This paper deals with the dynamic effects of wind on offshore structures. The spatio-temporal characteristics of wind gusts are discussed for the definition of wind loading on offshore structures. The importance of dynamic analysis of structures is emphasized as a rational means of assessing the response of wind-sensitive structures. Procedures for the dynamic response analysis of structures and their components are described in time and frequency domains. Contribution of second order terms at the low frequency range of wind spectrum to wind loading are formulated using properties of Gaussian random process. Extreme wind conditions experienced during a hurricane threaten the servive ability of a structure. Hurricane wind characteristics and their effects on structures are briefly described.

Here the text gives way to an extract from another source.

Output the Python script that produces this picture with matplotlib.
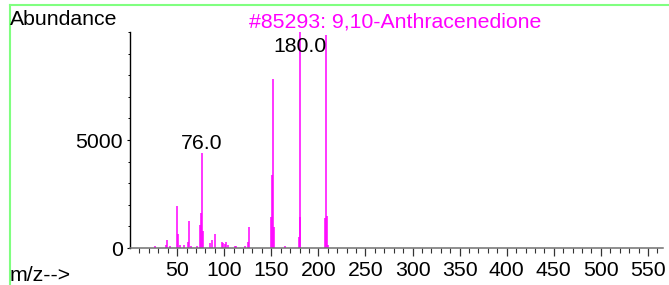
import matplotlib
matplotlib.use("Agg")
import matplotlib.pyplot as plt
from matplotlib.lines import Line2D
from matplotlib.ticker import MultipleLocator, FixedLocator

plt.rcParams["font.family"] = ["Liberation Sans", "DejaVu Sans"]

# Mass spectrum of 9,10-Anthracenedione
mz = [27, 38, 39, 43, 50, 51, 53, 57, 62, 63, 65, 71, 74, 75, 76, 77,
      85, 87, 90, 98, 99, 101, 102, 104, 111, 113, 122, 125, 126,
      150, 151, 152, 153, 165, 179, 180, 181, 207, 208, 209, 210]
abundance = [80, 120, 390, 95, 1930, 630, 120, 120, 280, 1230, 80, 75, 1050, 1640, 4410, 790,
             230, 355, 630, 290, 230, 170, 290, 150, 100, 100, 80, 280, 970,
             1440, 3360, 7810, 970, 90, 510, 10000, 1440, 1390, 9850, 1480, 150]
labeled = [76, 180]
title = "#85293: 9,10-Anthracenedione"

W, H = 669, 285
fs = 15.3
magenta = "#ff00ff"

fig = plt.figure(figsize=(W / 100, H / 100), dpi=100)
ax = fig.add_axes([130 / W, 37 / H, 533 / W, 216 / H])

ax.vlines(mz, 0, abundance, color=magenta, linewidth=1.1)
for m, h in zip(mz, abundance):
    if m in labeled:
        ax.annotate(f"{m:.1f}", (m, min(h, 8870)), xytext=(0, 3),
                    textcoords="offset points", ha="center", va="baseline",
                    fontsize=fs, color="black")

ax.set_xlim(0, 566)
ax.set_ylim(0, 10000)

for s in ["top", "right"]:
    ax.spines[s].set_visible(False)
ax.spines["left"].set_color("black")
ax.spines["left"].set_linewidth(1.0)
ax.spines["bottom"].set_color("#707070")
ax.spines["bottom"].set_linewidth(1.1)

ax.xaxis.set_major_locator(FixedLocator(range(50, 551, 50)))
ax.xaxis.set_minor_locator(FixedLocator([v for v in range(10, 561, 10) if v % 50]))
ax.yaxis.set_major_locator(FixedLocator([0, 5000]))
ax.yaxis.set_minor_locator(MultipleLocator(1000))

ax.tick_params(axis="x", which="major", direction="out", length=5.8, width=0.9,
               color="#333333", labelsize=fs, pad=3.2)
ax.tick_params(axis="x", which="minor", direction="out", length=3.4, width=0.8,
               color="#333333")
ax.tick_params(axis="y", which="major", direction="out", length=2, width=0.8,
               labelsize=fs, pad=3)
ax.tick_params(axis="y", which="minor", direction="out", length=1.2, width=0.7)

fig.text(10 / W, 1 - 25 / H, "Abundance", fontsize=fs, va="baseline", ha="left")
fig.text(395.5 / W, 1 - 27 / H, title, fontsize=fs, va="baseline", ha="center",
         color=magenta)
fig.text(10 / W, 4 / H, "m/z-->", fontsize=fs, va="baseline", ha="left")

# light green frame edges
green = "#80ff80"
fig.add_artist(Line2D([9.5 / W, 1], [1 - 4.5 / H, 1 - 4.5 / H], color=green,
                      linewidth=1.5, transform=fig.transFigure))
fig.add_artist(Line2D([9.5 / W, 9.5 / W], [0, 1 - 4.5 / H], color=green,
                      linewidth=1.5, transform=fig.transFigure))

fig.savefig("out.png", dpi=100)
plt.close(fig)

Experimental procedures for the determination of wind loads and associated dynamic behavior in a wind tunnel laboratory are presented. Similitude requirements obtained from dimensional arguments derived from the governing equations, of the fluid-structure system are discussed. The potential of wind tunnel testing is fully realized by synthesizing test results with meteorological statistics of local climate to provide predictions of the behavior of wind-sensitive structures expected for certain levels of probability.

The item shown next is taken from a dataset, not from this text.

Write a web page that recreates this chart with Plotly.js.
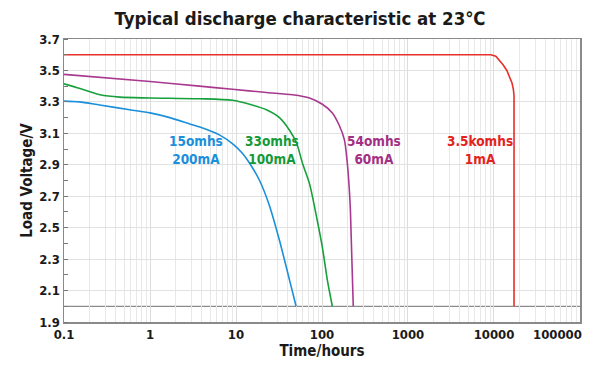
<!DOCTYPE html>
<html>
<head>
<meta charset="utf-8">
<script src="https://cdn.plot.ly/plotly-3.0.1.min.js"></script>
<style>html,body{margin:0;padding:0;background:#fff;}#chart{width:600px;height:366px;}</style>
</head>
<body>
<div id="chart"></div>
<script>
// Blue: 15 ohms / 200 mA
const blueHours = [0.1, 0.15, 0.26, 0.58, 1, 1.7, 2.9, 3.8, 6.4, 9.3, 12, 14.4, 18.8, 24.5, 32, 42, 50];
const blueVolts = [3.305, 3.30, 3.28, 3.25, 3.23, 3.20, 3.16, 3.14, 3.09, 3.03, 2.97, 2.91, 2.80, 2.64, 2.42, 2.165, 2.0];
// Green: 33 ohms / 100 mA
const greenHours = [0.1, 0.153, 0.262, 0.446, 0.99, 3.76, 9.1, 14.4, 22.6, 32, 41.9, 50.5, 59.3, 71.5, 88.5, 101, 115.6, 132];
const greenVolts = [3.415, 3.385, 3.345, 3.33, 3.325, 3.32, 3.31, 3.285, 3.25, 3.20, 3.12, 3.04, 2.91, 2.78, 2.54, 2.375, 2.165, 2.0];
// Purple: 54 ohms / 60 mA
const purpleHours = [0.1, 1, 3.76, 9.1, 22.6, 45.4, 71.5, 101, 132, 159, 182, 197, 208, 214, 231];
const purpleVolts = [3.475, 3.43, 3.40, 3.38, 3.36, 3.345, 3.325, 3.285, 3.23, 3.15, 3.06, 2.91, 2.74, 2.61, 2.0];
// Red: 3.5 kohms / 1 mA
const redHours = [0.1, 9200, 10500, 11400, 12800, 14100, 15200, 16200, 16800, 17100, 17100];
const redVolts = [3.6, 3.6, 3.59, 3.567, 3.535, 3.50, 3.46, 3.42, 3.38, 3.34, 2.0];

const cutoffVoltage = 2.0;

const xTickVals = [0.1, 1, 10, 100, 1000, 10000, 100000];
const xTickText = ['0.1', '1', '10', '100', '1000', '10000', ''];
const xLastTickText = '100000';   // drawn pulled inside the right edge, as in the reference
const yTickVals = [1.9, 2.1, 2.3, 2.5, 2.7, 2.9, 3.1, 3.3, 3.5, 3.7];
const yTickText = ['1.9', '2.1', '2.3', '2.5', '2.7', '2.9', '3.1', '3.3', '3.5', '3.7'];

const labelTexts = ['15omhs<br>200mA', '33omhs<br>100mA', '54omhs<br>60mA', '3.5komhs<br>1mA'];
const labelHours = [3.4, 25.9, 405, 6890];
const labelVolt = 2.995;

const colors = ['#1a8fdc', '#16a03c', '#a8398f', '#e8302a'];
const labelColors = ['#1a8fdc', '#169a38', '#a32f85', '#e3231b'];

// minor gridline positions for log axis
const minorVals = [];
for (let e = -1; e < 5; e++) for (let d = 2; d <= 9; d++) minorVals.push(d * Math.pow(10, e));

const FONT = 'DejaVu Sans Condensed, DejaVu Sans, sans-serif';

const series = [[blueHours, blueVolts], [greenHours, greenVolts], [purpleHours, purpleVolts], [redHours, redVolts]];
const traces = series.map((s, i) => ({
  x: s[0], y: s[1], type: 'scatter', mode: 'lines',
  line: {color: colors[i], width: 1.6, shape: i === 3 ? 'linear' : 'spline', smoothing: 0.8},
  hoverinfo: 'skip', showlegend: false
}));

const annotations = labelTexts.map((t, i) => ({
  text: '<b>' + t + '</b>', x: Math.log10(labelHours[i]), y: labelVolt, xref: 'x', yref: 'y',
  showarrow: false, font: {family: FONT, size: 13.5, color: labelColors[i]}, align: 'center'
}));
annotations.push({
  text: '<b>' + xLastTickText + '</b>', x: Math.log10(xTickVals[xTickVals.length - 1]), xref: 'x',
  y: 0, yref: 'paper', xanchor: 'right', yanchor: 'middle', xshift: 4, yshift: -12,
  showarrow: false, font: {family: FONT, size: 13, color: '#1a1a1a'}
});

const layout = {
  width: 600, height: 366,
  margin: {l: 64, r: 20, t: 39, b: 44},
  paper_bgcolor: '#fff', plot_bgcolor: '#fff',
  title: {text: '<b>Typical discharge characteristic at 23℃</b>', x: 0.5, xanchor: 'center', y: 0.95, yanchor: 'middle',
    font: {family: FONT, size: 18.5, color: '#1a1a1a'}},
  xaxis: {
    type: 'log', range: [-1, 5.0001],
    tickmode: 'array', tickvals: xTickVals, ticktext: xTickText,
    tickfont: {family: FONT, size: 13, color: '#1a1a1a', weight: 'bold'},
    showgrid: true, gridcolor: '#dcdcdc', gridwidth: 1,
    minor: {tickmode: 'array', tickvals: minorVals, showgrid: true, gridcolor: '#e8e8e8', gridwidth: 1, ticks: ''},
    showline: true, linecolor: '#8a8a8a', linewidth: 1.5, mirror: true,
    ticks: '', zeroline: false,
    title: {text: '<b>Time/hours</b>', font: {family: FONT, size: 15, color: '#1a1a1a'}, standoff: 4}
  },
  yaxis: {
    range: [1.9, 3.7],
    tickmode: 'array', tickvals: yTickVals, ticktext: yTickText,
    tickfont: {family: FONT, size: 13, color: '#1a1a1a', weight: 'bold'},
    showgrid: true, gridcolor: '#e2e2e2', gridwidth: 1,
    minor: {dtick: 0.1, tick0: 1.9, ticks: 'inside', ticklen: 4, tickcolor: '#777', showgrid: false},
    showline: true, linecolor: '#8a8a8a', linewidth: 1.5, mirror: true,
    ticks: '', zeroline: false,
    title: {text: '<b>Load Voltage/V</b>', font: {family: FONT, size: 15, color: '#1a1a1a'}, standoff: 3}
  },
  shapes: [{type: 'line', xref: 'paper', x0: 0, x1: 1, yref: 'y', y0: cutoffVoltage, y1: cutoffVoltage,
    line: {color: '#8c8c8c', width: 1.2}, layer: 'below'}],
  annotations: annotations
};

Plotly.newPlot('chart', traces, layout, {staticPlot: true, displayModeBar: false});
</script>
</body>
</html>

Environmental loading has a predominant role in the design of offshore structures for serviceability and servive ability during normal and extreme storm conditions respectively. The predominant loading for structural design of fixed gravity type structures arise through wave and current action, and effects of wind fluctuations are less important. However, wind has significant effects on the floating and compliant platforms with natural periods of 1-100 seconds. Furthermore, some of the auxilliary structures; e.g., communication towers and platform cranes are sensitive to the effects of wind. Therefore, it is important to emphasize the dynamic effects of wind on a class of wind-sensitive structures and to establish rational means of assessing their behavior. Spatial and spectral characteristics of wind fluctuations are needed for the definition of wind loading. Based on the statistical characteristics of wind loading, the dynamic behavior, of structures can be determined using methods of random vibration theory. In the following sections, description of wind characteristics, development of wind loading terms and procedures for evaluating the associated dynamic response are presented.

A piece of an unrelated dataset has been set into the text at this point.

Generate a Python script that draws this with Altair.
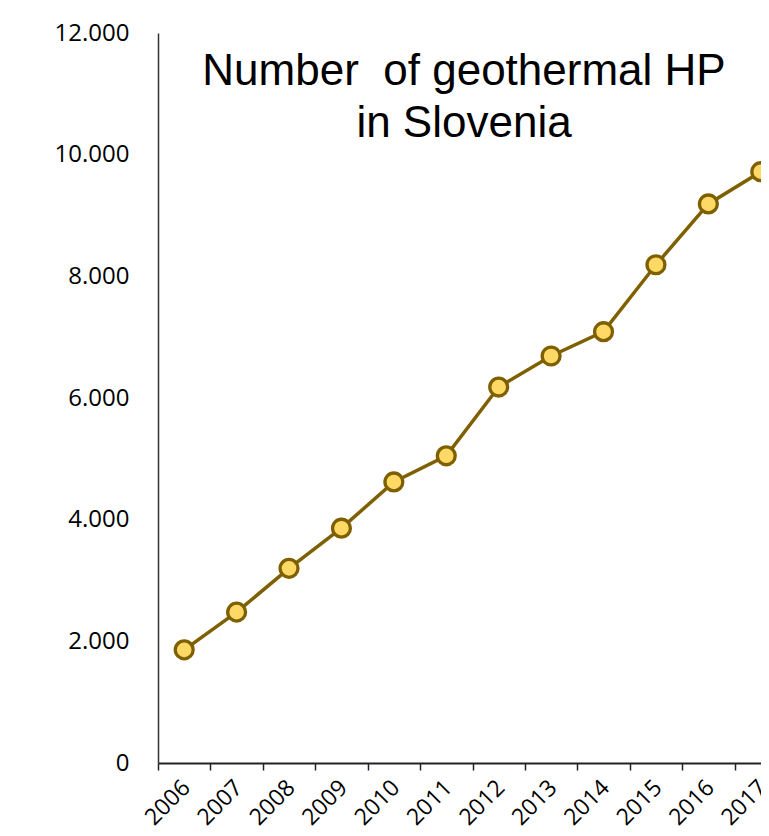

Atmospheric motion is derived from pressure gradients caused by unequal heating of the Earth's surface by the sun. The resulting atmospheric flow system is influenced by rotation of Earth, topography and surface roughness, reflective and thermal properties of the Earth's surface, cloud cover, and precipitation. Nonlinear interactions between the fluid motions of different scales varying from global dimensions to micrometeorological lengths of less than a millimeter with forces arising from the sources indicated, produce winds of random characteristics. Accordingly the random characteristics of atmospheric wind is best described by statistical methods (1). Therefore, the speed at a given point at a given instant is taken to be the sum of mean speed over a suitable period of time and the fluctuating speed described by standard deviation.